MANILA, Philippines - The Securities and Exchange Commission has issued an order lifting the trading suspension on shares of Victorias Milling Co. Inc. (VMC) following the sugar miller’s implementation of corrective measures to clean its records.
However, the lifting of the trading suspension order is subject to VMC’s compliance with its outstanding obligations with the Philippine Stock Exchange.
Shares of the company were last traded on Oct. 8, 1997 at P0.29 each.

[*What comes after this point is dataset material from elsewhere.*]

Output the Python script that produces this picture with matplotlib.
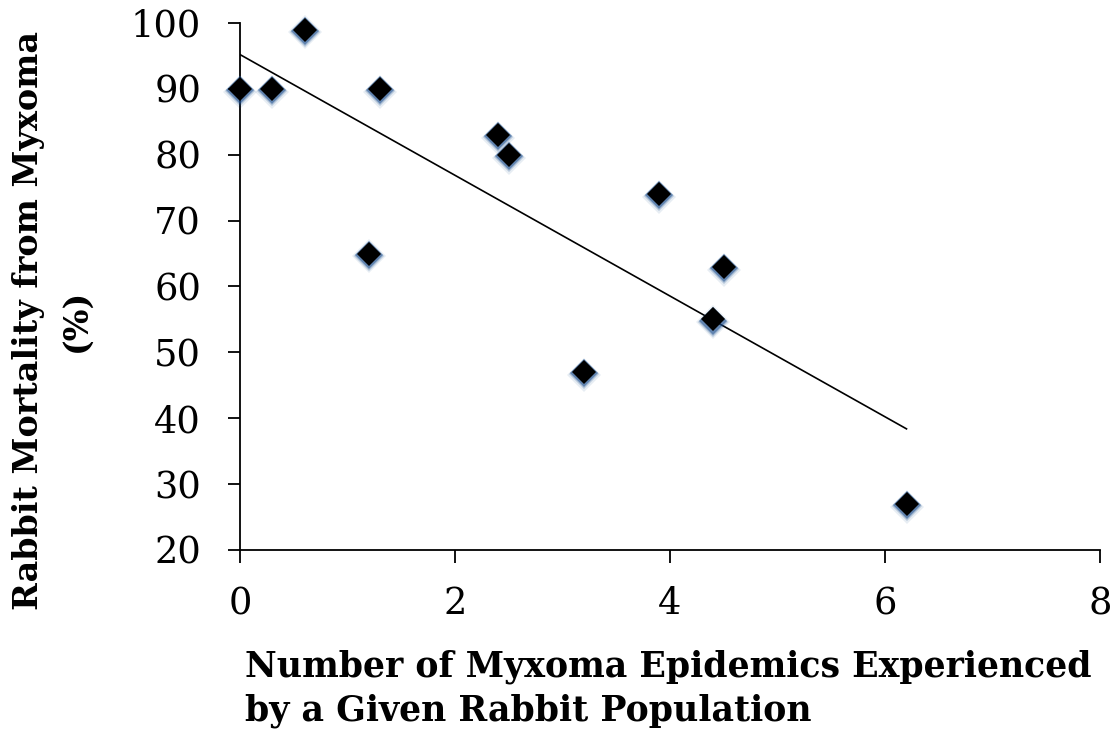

The freeze on the sugar firm’s shares was effected after it sought debt relief and rehabilitation with the SEC and following findings of alleged fraudulent misrepresentation of material information.
“The said misrepresentation have been cleared, with the Office of the General Accountant having noted the adjustments made on the sugar inventory shortages and the company’s implementation of corrective measures to clean its records on transactions with affiliated companies,” the SEC said in its order.
The Negros Occidental-based sugar firm suffered tight liquidity problems in 1995 due to increased competition and a failed diversification into property and other non-sugar ventures.
In 2003, VMC saw a new investor in Tanduay Holdings Inc. of tobacco and airlines tycoon Lucio Tan, which injected P300 million in fresh capital to help revive the sugar miller’s operation under a rehabilitation plan.
To unlock more efficiency in its business, VMC plans to venture into railroad infrastructure and power.
The railroad project, which could be undertaken with other sugar millers, is intended to transport sugarcanes and passengers to help reduce transportation costs.